Depressingly bad

User Rating: 1 | Master of Orion 3 PC

Let me tell you a story. Sit around in an orderly circle and listen, but beware: this story is tragic, and all too real. I tell you this so that you do not suffer the same fate.

You played Master of Orion 2. You loved it. You were excited to see what came next. Then, on a sad, rainy day in 2003 - almost as if the gods were taunting you - you stroll to your local EB Games and pick up a copy of Master of Orion 3 - a brand new game! MoO2 was a master class of the genre, so its long-awaited followup must be a master class of its own! An improvement on a master class, if you will.
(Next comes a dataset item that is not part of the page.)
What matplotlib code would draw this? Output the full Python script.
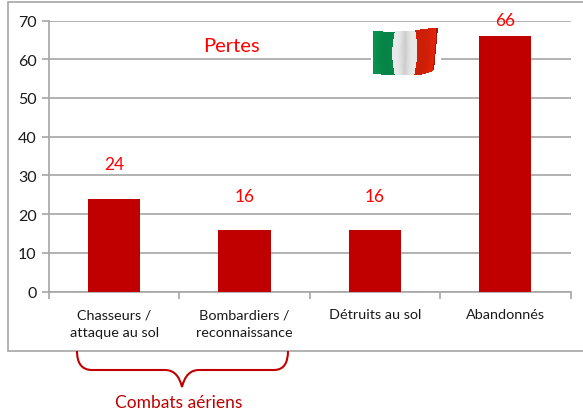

So, you launch the game, for the very first time! Excitement! And...nothing, for about 30 seconds. That's how long the game takes to launch. But, as they say, greatness takes time, right? The horrendously ugly looking UI you're now looking at, that's just surface level! The beauty is in the details. You start up the game, with any of the interchangeable races that don't change the experience at all.

But you don't know that yet. Ignorance is bliss!

You begin the game. You're immediately faced with a veritable flood of tutorial text, which probably adds up to more text than the combined bibles of every religion ever created. Despite this frankly horrendous amount of words, you still somehow feel woefully unprepared for the never-before-seen levels of tedious micromanagement you've just been introduced to.

Then you realize...nothing interesting is happening! At all! You don't really have any idea how long you've been sitting there - 5 minutes, 5 hours, hell, maybe even 5 days. Constantly hitting end turn. End turn. End turn. End turn. Reading a useless bulletin board of horrible, boring information between every click. End turn. End turn.

Eventually, you might meet an AI civilization. Your hopes might go up a little bit at this point - is this where things finally start to get interesting? Do I get to partake in some cool diplomacy? Maybe some genuine, heart-pounding war! And hey, the diplomacy system is pretty advanced - you can take quite a few actions, and there are even specific inflections you can use to try to convey them. This would be the difference between, say, demanding tribute from someone, asking them for something as a friendly gift or begging them to have mercy on your god forsaken soul.

Is this a positive? No. No it isn't. It would be a positive in a game with actual AI, which this game does not have. The diplomacy is entirely binary. The CPU players, as far as I've witnessed, have no intelligent AI whatsoever. From the turn you meet them, they either hate you or like you (based on race). If they like you, they... won't really do anything. If they hate you, they'll sanction you and maybe even declare war on you. This is hardly a concern, since the AI can't seem to muster a proper offensive to save their lives.

A good combat engine wouldn't have really saved this dumpster fire at this point, but it could have at least been SOMETHING to gravitate to. When I say "good combat engine", I don't mean "voxels having a pissing contest".

With that last hope gone, you wait, and wait, and wait, and wait, increasingly in vain, for something interesting to happen. You start to fall into the doldrums, and, eventually, you come to the horrible realization that there is nothing interesting to wait for. This is it. This is all the game has to offer. Tedious micromanagement that doesn't even change anything to enough of a degree to warrant it.

And at the end of this thought process, you realize you haven't actually bought a video game: you've bought a fictional, pencil-pushing office job that you don't even get paid for.

Disillusioned and jaded with this new reality you've found yourself in, you leave the office, give your regards to your coworkers, and proceed to drive off a bridge.